Request:
Determine how many lines of this material contain "chart". Give only the number.

Source material:
· · ·

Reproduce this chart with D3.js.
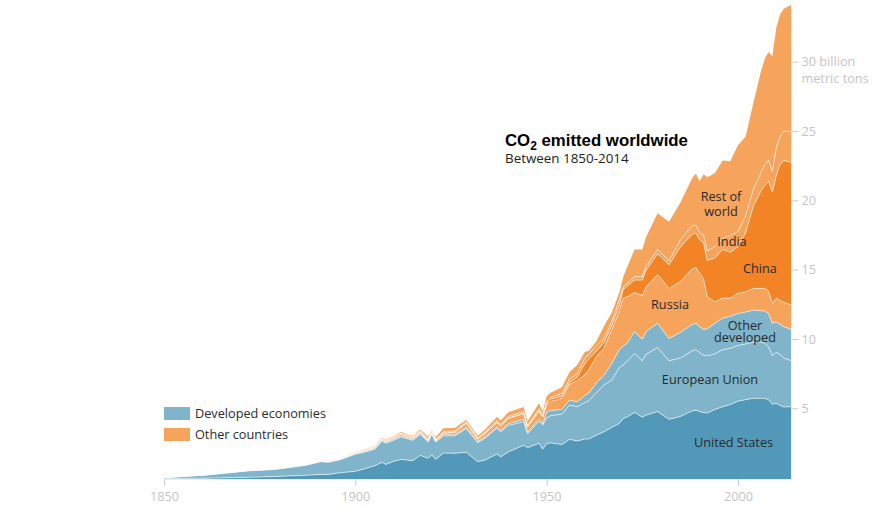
<!DOCTYPE html>
<html>
<head>
<meta charset="utf-8">
<script src="https://cdn.jsdelivr.net/npm/d3@7"></script>
<style>
  html, body { margin: 0; padding: 0; background: #fff; }
  svg { display: block; font-family: "Liberation Sans", Arial, sans-serif; }
  .axis text { fill: #c4c4c4; font-size: 12.7px; font-family: "Open Sans", sans-serif; }
  .axis line { stroke: #ccc; }
  .axis path { display: none; }
  .label { fill: #2a2a2a; font-size: 12.7px; text-anchor: middle; font-family: "Open Sans", sans-serif; }
</style>
</head>
<body>
<svg id="chart" width="896" height="519"></svg>
<script>
// Years (only where the outline changes direction)
const years = [1850,1861,1872,1879,1887,1891,1893,1896,1900,1902,1905,1907,1908,1910,1912,1915,1917,1919,1920,1921,1923,1926,1929,1932,1934,1937,1938,1940,1944,1945,1948,1949,1950,1951,1954,1956,1958,1960,1961,1963,1965,1967,1969,1970,1971,1973,1975,1976,1979,1982,1985,1988,1989,1990,1991,1992,1994,1996,1998,2000,2002,2004,2006,2007,2008,2009,2010,2011,2012,2014];

// Top edge of each band in billion metric tons, running total as seen on the chart
const unitedStates = [.03,.06,.12,.18,.27,.33,.33,.45,.55,.7,.95,1.2,1.05,1.27,1.41,1.32,1.7,1.49,1.73,1.41,1.87,1.85,1.92,1.25,1.37,1.8,1.6,1.95,2.42,2.25,2.57,2.15,2.55,2.6,2.48,2.85,2.73,2.87,2.87,3.15,3.4,3.7,4,4.35,4.45,4.78,4.45,4.6,4.85,4.29,4.5,4.9,4.95,4.85,4.77,4.75,5,5.2,5.35,5.6,5.7,5.8,5.8,5.8,5.7,5.37,5.44,5.3,5.18,5.2];
const europeanUnion = [.1,.28,.58,.68,.98,1.24,1.2,1.38,1.78,1.9,2.13,2.72,2.58,2.78,3.03,2.78,3.22,2.65,3.22,2.65,3.1,3.1,3.62,2.6,2.95,3.65,3.4,3.85,4.12,3.25,4.15,3.88,4.4,4.55,4.67,5.32,5.2,5.5,5.63,6.2,6.75,7.1,8,8.2,8.44,9.03,8.5,8.97,9.45,8.5,8.7,9.2,9.3,9.1,8.9,8.85,9,9.3,9.4,9.6,9.7,9.85,9.85,9.75,9.5,8.87,9.1,8.95,8.7,8.5];
const otherDeveloped = [.1,.29,.6,.71,1,1.27,1.23,1.41,1.82,1.95,2.19,2.78,2.64,2.85,3.1,2.85,3.28,2.7,3.28,2.7,3.18,3.18,3.72,2.69,3.04,3.76,3.5,3.98,4.29,3.36,4.32,3.98,4.8,4.93,5,5.67,5.55,6,6.16,6.9,7.45,8.3,9.3,9.55,9.75,10.6,10.05,10.6,11.2,10.1,10.55,11.1,11.2,10.95,10.75,10.8,11.2,11.55,11.7,11.9,12,12.15,12.1,12.07,11.9,11.2,11.3,11.1,10.95,10.75];
const russia = [.11,.3,.62,.73,1.03,1.31,1.27,1.46,1.88,2.02,2.27,2.87,2.73,2.95,3.22,2.95,3.38,2.8,3.36,2.78,3.3,3.35,4,2.85,3.28,4.05,3.8,4.35,4.7,3.72,4.85,4.45,5.3,5.56,5.8,6.8,7.07,7.5,7.84,8.8,9.4,10.7,12.1,13,13.1,13.4,13.2,13.8,14.7,13.7,14.2,15.1,15.2,14.8,14.4,13.1,12.75,13,13,13.35,13.45,13.7,13.7,13.7,13.5,12.6,13,12.85,12.7,12.5];
const china = [.11,.3,.62,.73,1.03,1.31,1.27,1.46,1.88,2.02,2.27,2.87,2.73,2.95,3.22,2.95,3.38,2.8,3.36,2.78,3.3,3.35,4.02,2.87,3.3,4.08,3.83,4.38,4.73,3.75,4.9,4.5,5.4,5.73,5.97,6.95,7.31,8.3,8.6,9.2,9.8,11,12.5,13.6,13.85,14.3,14.3,15,16.2,15.4,16.7,17.6,17.66,17.2,17,15.7,15.9,16.5,16.3,16.7,17.7,19.6,20.7,21.1,21.4,20.65,21.8,22.6,22.9,22.75];
const india = [.12,.31,.63,.74,1.04,1.33,1.29,1.49,1.92,2.07,2.33,2.93,2.8,3.03,3.3,3.03,3.46,2.9,3.44,2.85,3.4,3.45,4.12,2.95,3.4,4.2,3.95,4.5,4.85,3.85,5.05,4.62,5.55,5.87,6.16,7.2,7.6,8.7,8.95,9.6,10.1,11.3,12.9,13.8,14.05,14.55,14.55,15.3,16.5,15.7,17.2,18.2,18.25,17.7,17.55,16.4,16.7,17.3,17.5,17.8,18.9,20.8,22,22.6,22.9,22.1,23.8,24.6,25,25];
const restOfWorld = [.12,.31,.64,.75,1.05,1.34,1.3,1.5,1.95,2.1,2.37,2.98,2.85,3.08,3.38,3.1,3.55,3.05,3.5,3,3.64,3.66,4.26,3.1,3.6,4.46,4.2,4.8,5.18,4.15,5.44,4.84,5.95,6.2,6.6,7.7,8.2,9.15,9.2,9.9,11,11.95,13.4,14.5,15.2,16.5,16.5,17.4,19.1,18.5,19.9,21.6,21.97,21.4,21.9,21.7,22,22.9,22.85,24,24.6,27,29.3,30.2,30.7,30.4,32.4,33.4,33.8,34.1];

// Bottom to top
const bands = [unitedStates, europeanUnion, otherDeveloped, russia, china, india, restOfWorld];
const colorUS = "#5299b9";
const colorDeveloped = "#7fb4ca";
const colorOther = "#f6a35c";
const colorChina = "#f28426";
const bandColors = [colorUS, colorDeveloped, colorDeveloped, colorOther, colorChina, colorOther, colorOther];

const xTicks = [1850, 1900, 1950, 2000];
const yTicks = [5, 10, 15, 20, 25, 30];
const legendLabels = ["Developed economies", "Other countries"];
const legendColors = [colorDeveloped, colorOther];

const svg = d3.select("#chart");

const x = d3.scaleLinear().domain([1850, 2014]).range([164, 791.5]);
const y = d3.scaleLinear().domain([0, 30]).range([479, 61.7]);
// The ticks in the picture sit about a pixel above the bands' scale at the low end
const yTickScale = d3.scaleLinear().domain([5, 30]).range([408.3, 61.7]);

// Pale line under the chart
svg.append("line")
    .attr("x1", x(1850)).attr("x2", x(2014))
    .attr("y1", y(0) + 0.5).attr("y2", y(0) + 0.5)
    .attr("stroke", "#e4f0f5");

// Bands
bands.forEach(function(band, b) {
    const lower = b > 0 ? bands[b - 1] : null;
    const area = d3.area()
        .x((d, i) => x(years[i]))
        .y0((d, i) => lower ? y(lower[i]) : y(0))
        .y1(d => y(d));
    svg.append("path")
        .attr("d", area(band))
        .attr("fill", bandColors[b]);
});

// Thin lines between the bands, not on the outer edge
const line = d3.line().x((d, i) => x(years[i])).y(d => y(d));
bands.slice(0, 6).forEach(function(band) {
    svg.append("path")
        .attr("d", line(band))
        .attr("fill", "none")
        .attr("stroke", "#fff")
        .attr("stroke-opacity", 0.6)
        .attr("stroke-width", 1);
});

// Pale edge at the end of the chart
svg.append("line")
    .attr("x1", x(2014)).attr("x2", x(2014))
    .attr("y1", y(0)).attr("y2", y(34.1))
    .attr("stroke", "#fdeedd");

// Axes
svg.append("g")
    .attr("class", "axis")
    .attr("transform", `translate(0,${y(0)})`)
    .call(d3.axisBottom(x).tickValues(xTicks).tickFormat(d3.format("d")).tickSize(7).tickPadding(6));

const yAxis = svg.append("g")
    .attr("class", "axis")
    .attr("transform", `translate(${x(2014)},0)`)
    .call(d3.axisRight(yTickScale).tickValues(yTicks).tickFormat(d => d == 30 ? "30 billion" : d).tickSize(7).tickPadding(3));

yAxis.append("text")
    .attr("x", 10)
    .attr("y", yTickScale(30) + 21)
    .attr("text-anchor", "start")
    .text("metric tons");

// Band names
const labels = [
    ["Rest of", 721, 201], ["world", 721, 216], ["India", 732, 246], ["China", 760, 273],
    ["Russia", 670, 309], ["Other", 745, 330], ["developed", 745, 342],
    ["European Union", 710, 384], ["United States", 733.5, 447]
];
svg.selectAll(".label")
    .data(labels)
    .enter()
    .append("text")
    .attr("class", "label")
    .attr("x", d => d[1])
    .attr("y", d => d[2])
    .text(d => d[0]);

// Legend
legendLabels.forEach(function(name, i) {
    svg.append("rect")
        .attr("x", 164).attr("y", 407 + i * 21)
        .attr("width", 26).attr("height", 13)
        .attr("fill", legendColors[i]);
    svg.append("text")
        .attr("x", 195).attr("y", 418 + i * 21)
        .attr("fill", "#2a2a2a")
        .style("font-size", "12.7px")
        .style("font-family", '"Open Sans", sans-serif')
        .text(name);
});

// Title
const title = svg.append("text")
    .attr("x", 505).attr("y", 146)
    .attr("fill", "#000")
    .style("font-size", "16.8px")
    .style("font-weight", "bold");
title.append("tspan").text("CO");
title.append("tspan").attr("dy", 4).style("font-size", "12px").text("2");
title.append("tspan").attr("dy", -4).text(" emitted worldwide");

svg.append("text")
    .attr("x", 505).attr("y", 163)
    .attr("fill", "#222")
    .style("font-size", "13.4px")
    .style("font-family", '"Open Sans", sans-serif')
    .text("Between 1850-2014");
</script>
</body>
</html>
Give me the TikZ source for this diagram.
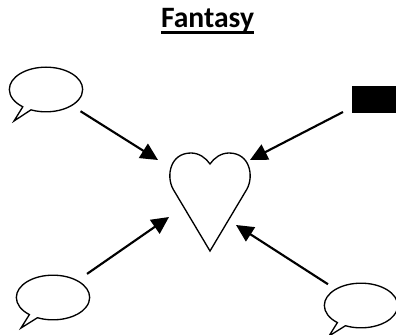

· · ·

Exercise solution:
6